I remember we had the same issue back in the Cassandra 2.x days, and
restarting the affected node only makes the issue go away temporarily.
The issue we had was "fixed" by adding
"-Dcassandra.max_queued_native_transport_requests=4096" to the JVM
options. I dug that option out from our old Ansible playbook. Now, after
so many years, I've long forgotten what does that option do.
Please seriously consider upgrade your Cassandra cluster to the least
version. I can't tell which exact version fixed this bug, but we had
removed this from our servers many years ago after several rounds of
upgrades, and we have not had the NTR pool blocking issue coming back.

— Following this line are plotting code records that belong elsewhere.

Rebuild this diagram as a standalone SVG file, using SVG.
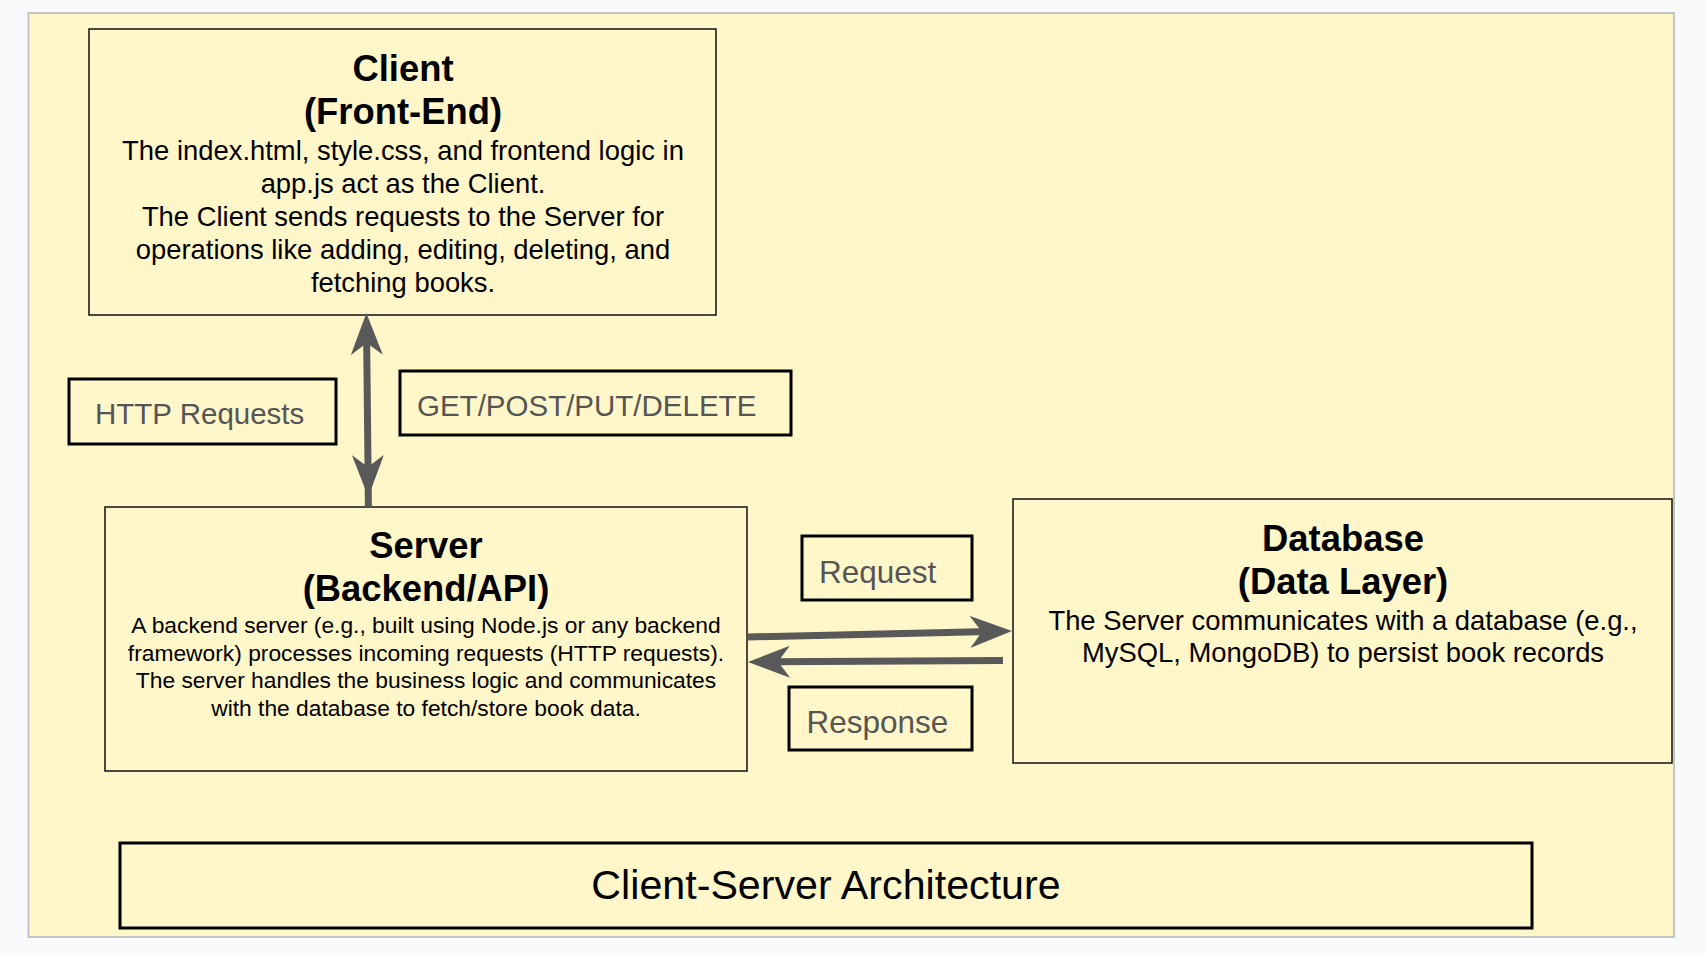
<svg xmlns="http://www.w3.org/2000/svg" width="1705" height="953" viewBox="0 0 1705 953">
  <style>
    text { font-family: "Liberation Sans", Arial, sans-serif; }
    .node { fill: #fff7c9; stroke: #111; stroke-width: 1.5; }
    .lbl { fill: #fff7c9; stroke: #000; stroke-width: 3; }
    .title { font-size: 36.4px; font-weight: bold; fill: #000; text-anchor: middle; }
    .body { font-size: 27.4px; fill: #000; text-anchor: middle; }
    .small { font-size: 22.8px; fill: #000; text-anchor: middle; }
    .ltxt { font-size: 29.5px; fill: #555; }
    .ltxt2 { font-size: 31.5px; fill: #555; }
    .conn { fill: none; stroke: #595959; stroke-width: 7; }
  </style>
  <defs>
    <marker id="head" viewBox="0 0 42 32" refX="20" refY="16" markerWidth="42" markerHeight="32" markerUnits="userSpaceOnUse" orient="auto-start-reverse">
      <path d="M0,0 L42,16 L0,32 L12,16 Z" fill="#595959"/>
    </marker>
  </defs>
  <rect x="0" y="0" width="1705" height="953" fill="#f8f9fb"/>
  <rect x="28.5" y="13" width="1645.5" height="924" fill="#fff7c9" stroke="#c4c4c4" stroke-width="2"/>

  <g id="client">
    <rect class="node" x="89" y="29" width="627" height="286"/>
    <text class="title" x="403" y="81">Client</text>
    <text class="title" x="403" y="124">(Front-End)</text>
    <text class="body" x="403" y="160">The index.html, style.css, and frontend logic in</text>
    <text class="body" x="403" y="193">app.js act as the Client.</text>
    <text class="body" x="403" y="226">The Client sends requests to the Server for</text>
    <text class="body" x="403" y="259">operations like adding, editing, deleting, and</text>
    <text class="body" x="403" y="292">fetching books.</text>
  </g>

  <g id="server">
    <rect class="node" x="105" y="507" width="642" height="264"/>
    <text class="title" x="426" y="558">Server</text>
    <text class="title" x="426" y="601">(Backend/API)</text>
    <text class="small" x="426" y="633">A backend server (e.g., built using Node.js or any backend</text>
    <text class="small" x="426" y="660.5">framework) processes incoming requests (HTTP requests).</text>
    <text class="small" x="426" y="688">The server handles the business logic and communicates</text>
    <text class="small" x="426" y="715.5">with the database to fetch/store book data.</text>
  </g>

  <g id="database">
    <rect class="node" x="1013" y="499" width="659" height="264"/>
    <text class="title" x="1343" y="551">Database</text>
    <text class="title" x="1343" y="594">(Data Layer)</text>
    <text class="body" x="1343" y="630">The Server communicates with a database (e.g.,</text>
    <text class="body" x="1343" y="662">MySQL, MongoDB) to persist book records</text>
  </g>

  <g id="label-http">
    <rect class="lbl" x="69" y="379" width="267" height="65"/>
    <text class="ltxt" x="95" y="424">HTTP Requests</text>
  </g>
  <g id="label-methods">
    <rect class="lbl" x="400" y="371" width="391" height="64"/>
    <text class="ltxt" x="417" y="416">GET/POST/PUT/DELETE</text>
  </g>
  <g id="label-request">
    <rect class="lbl" x="802" y="536" width="170" height="64"/>
    <text class="ltxt2" x="819" y="583">Request</text>
  </g>
  <g id="label-response">
    <rect class="lbl" x="789" y="687" width="183" height="63"/>
    <text class="ltxt2" x="806.5" y="733">Response</text>
  </g>

  <g id="title-box">
    <rect class="lbl" x="120" y="843" width="1412" height="85"/>
    <text x="826" y="899" font-size="41.2" fill="#000" text-anchor="middle">Client-Server Architecture</text>
  </g>

  <g id="connectors">
    <path class="conn" d="M366.6,335 L368.1,475" marker-start="url(#head)" marker-end="url(#head)"/>
    <path class="conn" d="M368,470 L368.4,507"/>
    <path class="conn" d="M747,637 L990,631.5" marker-end="url(#head)"/>
    <path class="conn" d="M1003,660.5 L770,661.8" marker-end="url(#head)"/>
  </g>
</svg>
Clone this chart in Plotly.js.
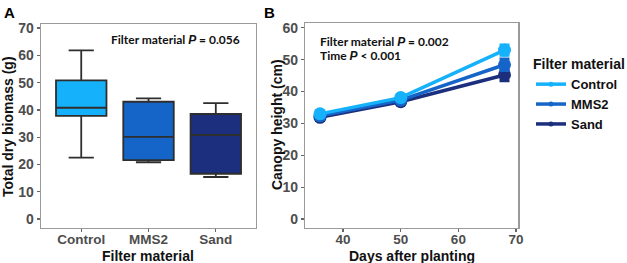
<!DOCTYPE html>
<html>
<head>
<meta charset="utf-8">
<script src="https://cdn.plot.ly/plotly-3.0.1.min.js"></script>
<style>
  html, body { margin: 0; padding: 0; background: #fff; }
  #chart { width: 627px; height: 263px; }
</style>
</head>
<body>
<div id="chart"></div>
<script>
// Panel A: total dry biomass box summaries per filter material
const materials = ['Control', 'MMS2', 'Sand'];
const materialColors = ['#16b1fb', '#1565c9', '#1c2e7e'];
const biomassLowerWhisker = [22.5, 20.8, 15.4];
const biomassQ1 = [37.8, 21.6, 16.6];
const biomassMedian = [40.8, 30.1, 30.8];
const biomassQ3 = [50.8, 43.0, 38.5];
const biomassUpperWhisker = [61.8, 44.2, 42.5];

// Panel B: canopy height over time (mean ± error)
const days = [36, 50, 68];
const heightControl = [33.0, 38.1, 53.0];
const heightMMS2 = [32.4, 37.3, 48.4];
const heightSand = [31.9, 36.8, 45.2];
const errControl = [1.0, 0.8, 1.6];
const errMMS2 = [1.0, 0.8, 1.8];
const errSand = [1.0, 0.8, 1.8];

const sans = 'Liberation Sans, Arial, sans-serif';
const tickFont = { family: sans, size: 14, color: '#4d4d4d', weight: 'bold' };
const xTickFont = { family: sans, size: 13.5, color: '#4d4d4d', weight: 'bold' };
const titleFont = { family: sans, size: 14, color: '#111', weight: 'bold' };
const noteFont = { family: 'Lato, sans-serif', size: 12, color: '#111', weight: 'bold' };
const italicP = '<i><span style="font-family:Liberation Sans">P</span></i>';

const W = 627, H = 263;
const px = v => v / W;
const py = v => 1 - v / H;

const traces = [];

materials.forEach((m, i) => {
  traces.push({
    type: 'box',
    x: [m],
    q1: [biomassQ1[i]],
    median: [biomassMedian[i]],
    q3: [biomassQ3[i]],
    lowerfence: [biomassLowerWhisker[i]],
    upperfence: [biomassUpperWhisker[i]],
    fillcolor: materialColors[i],
    line: { color: '#2e2e2e', width: 1.8 },
    width: 0.75,
    showlegend: false,
    hoverinfo: 'skip',
    xaxis: 'x',
    yaxis: 'y'
  });
});

const heights = [heightControl, heightMMS2, heightSand];
const errs = [errControl, errMMS2, errSand];
// draw Sand first so Control sits on top
[2, 1, 0].forEach(i => {
  traces.push({
    type: 'scatter',
    mode: 'lines+markers',
    name: materials[i],
    x: days,
    y: heights[i],
    error_y: { type: 'data', array: errs[i], color: materialColors[i], thickness: 3, width: 5 },
    line: { color: materialColors[i], width: 3.5 },
    marker: { color: materialColors[i], size: 13 },
    showlegend: false,
    xaxis: 'x2',
    yaxis: 'y2'
  });
});
// legend keys with small markers
[0, 1, 2].forEach(i => {
  traces.push({
    type: 'scatter',
    mode: 'lines+markers',
    name: materials[i],
    x: [null],
    y: [null],
    line: { color: materialColors[i], width: 3.5 },
    marker: { color: materialColors[i], size: 5 },
    showlegend: true,
    xaxis: 'x2',
    yaxis: 'y2'
  });
});

const frame = {
  showline: true, mirror: true, linecolor: '#9a9a9a', linewidth: 1.2,
  ticks: 'outside', ticklen: 3, tickwidth: 1.2, tickcolor: '#666',
  showgrid: false, zeroline: false, tickfont: tickFont
};

const layout = {
  width: W, height: H,
  margin: { l: 0, r: 0, t: 0, b: 0 },
  paper_bgcolor: '#fff', plot_bgcolor: '#fff',
  boxmode: 'overlay',
  xaxis: Object.assign({}, frame, {
    domain: [px(41), px(257)], type: 'category', range: [-0.6, 2.6],
    tickfont: xTickFont, ticklabelstandoff: -4
  }),
  yaxis: Object.assign({}, frame, {
    domain: [1 - 228 / H, 1 - 24 / H], range: [-3.3, 71.5], dtick: 10
  }),
  xaxis2: Object.assign({}, frame, {
    domain: [px(306), px(520)], range: [33.4, 70.4], dtick: 10, anchor: 'y2',
    tickfont: xTickFont, ticklabelstandoff: -4
  }),
  yaxis2: Object.assign({}, frame, {
    domain: [1 - 228 / H, 1 - 23 / H], range: [-2.8, 61.5], dtick: 10, anchor: 'x2'
  }),
  legend: {
    x: px(533), y: py(51), xanchor: 'left', yanchor: 'top',
    title: { text: 'Filter material', font: titleFont },
    font: { family: sans, size: 13, color: '#111', weight: 'bold' },
    traceorder: 'normal', itemwidth: 30, tracegroupgap: 0
  },
  annotations: [
    { xref: 'paper', yref: 'paper', x: px(2), y: py(2), xanchor: 'left', yanchor: 'top',
      text: '<b>A</b>', showarrow: false, font: { family: sans, size: 15, color: '#000' } },
    { xref: 'paper', yref: 'paper', x: px(263), y: py(2), xanchor: 'left', yanchor: 'top',
      text: '<b>B</b>', showarrow: false, font: { family: sans, size: 15, color: '#000' } },
    // axis titles
    { xref: 'paper', yref: 'paper', x: px(148), y: py(256), xanchor: 'center', yanchor: 'middle',
      text: 'Filter material', showarrow: false, font: titleFont },
    { xref: 'paper', yref: 'paper', x: px(8), y: py(126), xanchor: 'center', yanchor: 'middle',
      text: 'Total dry biomass (g)', textangle: -90, showarrow: false, font: titleFont },
    { xref: 'paper', yref: 'paper', x: px(413), y: py(256), xanchor: 'center', yanchor: 'middle',
      text: 'Days after planting', showarrow: false, font: titleFont },
    { xref: 'paper', yref: 'paper', x: px(278), y: py(125), xanchor: 'center', yanchor: 'middle',
      text: 'Canopy height (cm)', textangle: -90, showarrow: false, font: titleFont },
    // statistics notes
    { xref: 'paper', yref: 'paper', x: px(243), y: py(40), xanchor: 'right', yanchor: 'middle',
      text: 'Filter material ' + italicP + ' = 0.056', showarrow: false, font: noteFont },
    { xref: 'paper', yref: 'paper', x: px(319), y: py(41), xanchor: 'left', yanchor: 'middle',
      text: 'Filter material ' + italicP + ' = 0.002', showarrow: false, font: noteFont },
    { xref: 'paper', yref: 'paper', x: px(319), y: py(55), xanchor: 'left', yanchor: 'middle',
      text: 'Time ' + italicP + ' < 0.001', showarrow: false, font: noteFont }
  ]
};

Plotly.newPlot('chart', traces, layout, { staticPlot: true, displayModeBar: false });
</script>
</body>
</html>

On 23/03/2022 04:29, Jaydeep Chovatia wrote:
Hi,
I have been using Cassandra 3.0.14 in production for a long time.
Recently I have found a bug in that, all of a sudden the transport
thread-pool hangs.
*_Observation:_*
If I do /nodetool tpstats/, then it shows
/"Native-Transport-Requests"/ is blocking "Active" tasks. I stopped
the complete traffic, and sent a very light load, but still my
requests are getting denied, and active transport blocked tasks keep
happening.
_*Fix:*_
If I restart my cluster, then everything works fine, which means there
might be some deadlock, etc. in the system.
Is anyone aware of this issue? I know there have been quite a lot of
fixes on top of 3.0.14, is there any specific fix that addresses this
particular issue?
Any help would be appreciated.
Yours Sincerely,
Jaydeep